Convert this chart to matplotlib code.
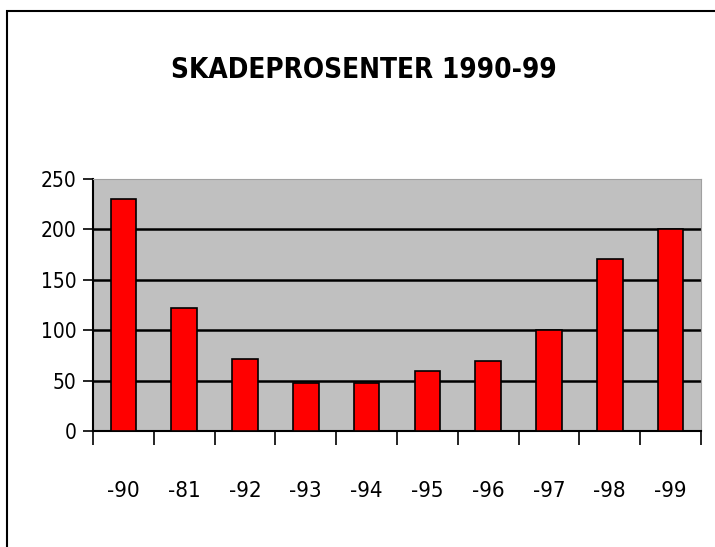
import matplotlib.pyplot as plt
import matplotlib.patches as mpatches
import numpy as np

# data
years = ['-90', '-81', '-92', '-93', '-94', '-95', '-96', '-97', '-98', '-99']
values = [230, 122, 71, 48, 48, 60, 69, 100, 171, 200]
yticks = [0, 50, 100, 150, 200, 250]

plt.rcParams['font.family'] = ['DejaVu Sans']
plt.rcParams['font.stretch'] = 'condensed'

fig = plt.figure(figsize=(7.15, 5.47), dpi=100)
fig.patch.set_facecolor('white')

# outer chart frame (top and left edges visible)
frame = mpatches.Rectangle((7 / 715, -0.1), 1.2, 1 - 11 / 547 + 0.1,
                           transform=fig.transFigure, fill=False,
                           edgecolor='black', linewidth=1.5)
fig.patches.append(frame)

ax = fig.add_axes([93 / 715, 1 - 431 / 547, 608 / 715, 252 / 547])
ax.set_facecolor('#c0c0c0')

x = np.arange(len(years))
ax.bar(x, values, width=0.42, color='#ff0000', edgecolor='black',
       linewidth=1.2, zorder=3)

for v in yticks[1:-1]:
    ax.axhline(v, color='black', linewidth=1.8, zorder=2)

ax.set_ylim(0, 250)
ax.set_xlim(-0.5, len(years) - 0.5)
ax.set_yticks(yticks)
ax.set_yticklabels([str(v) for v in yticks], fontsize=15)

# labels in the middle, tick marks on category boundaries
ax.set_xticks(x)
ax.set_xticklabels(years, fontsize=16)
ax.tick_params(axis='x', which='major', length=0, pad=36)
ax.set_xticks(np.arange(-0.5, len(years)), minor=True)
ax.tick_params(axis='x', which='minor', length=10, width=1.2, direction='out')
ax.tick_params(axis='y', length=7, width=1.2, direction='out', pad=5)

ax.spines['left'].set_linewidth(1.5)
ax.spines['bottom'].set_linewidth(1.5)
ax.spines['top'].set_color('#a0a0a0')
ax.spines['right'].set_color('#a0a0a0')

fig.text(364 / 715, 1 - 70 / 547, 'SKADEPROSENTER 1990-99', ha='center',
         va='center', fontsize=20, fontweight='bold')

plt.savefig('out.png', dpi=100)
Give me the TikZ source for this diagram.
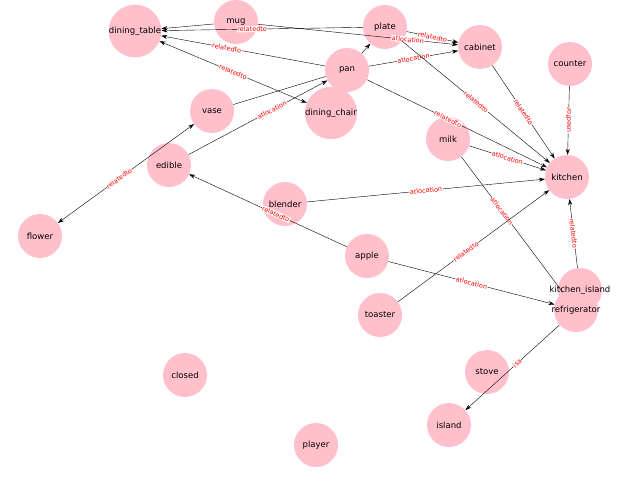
· · ·
DESCRIPTION OF THE TASK: Leaving the pictures aside, transcribe the entire listing exactly.

ANSWER FOR THIS EXERCISE:
Convert this chart to matplotlib code.
import matplotlib.pyplot as plt
import matplotlib.patches as mpatches
import numpy as np

# data
years = ['-90', '-81', '-92', '-93', '-94', '-95', '-96', '-97', '-98', '-99']
values = [230, 122, 71, 48, 48, 60, 69, 100, 171, 200]
yticks = [0, 50, 100, 150, 200, 250]

plt.rcParams['font.family'] = ['DejaVu Sans']
plt.rcParams['font.stretch'] = 'condensed'

fig = plt.figure(figsize=(7.15, 5.47), dpi=100)
fig.patch.set_facecolor('white')

# outer chart frame (top and left edges visible)
frame = mpatches.Rectangle((7 / 715, -0.1), 1.2, 1 - 11 / 547 + 0.1,
                           transform=fig.transFigure, fill=False,
                           edgecolor='black', linewidth=1.5)
fig.patches.append(frame)

ax = fig.add_axes([93 / 715, 1 - 431 / 547, 608 / 715, 252 / 547])
ax.set_facecolor('#c0c0c0')

x = np.arange(len(years))
ax.bar(x, values, width=0.42, color='#ff0000', edgecolor='black',
       linewidth=1.2, zorder=3)

for v in yticks[1:-1]:
    ax.axhline(v, color='black', linewidth=1.8, zorder=2)

ax.set_ylim(0, 250)
ax.set_xlim(-0.5, len(years) - 0.5)
ax.set_yticks(yticks)
ax.set_yticklabels([str(v) for v in yticks], fontsize=15)

# labels in the middle, tick marks on category boundaries
ax.set_xticks(x)
ax.set_xticklabels(years, fontsize=16)
ax.tick_params(axis='x', which='major', length=0, pad=36)
ax.set_xticks(np.arange(-0.5, len(years)), minor=True)
ax.tick_params(axis='x', which='minor', length=10, width=1.2, direction='out')
ax.tick_params(axis='y', length=7, width=1.2, direction='out', pad=5)

ax.spines['left'].set_linewidth(1.5)
ax.spines['bottom'].set_linewidth(1.5)
ax.spines['top'].set_color('#a0a0a0')
ax.spines['right'].set_color('#a0a0a0')

fig.text(364 / 715, 1 - 70 / 547, 'SKADEPROSENTER 1990-99', ha='center',
         va='center', fontsize=20, fontweight='bold')

plt.savefig('out.png', dpi=100)
Give me the TikZ source for this diagram.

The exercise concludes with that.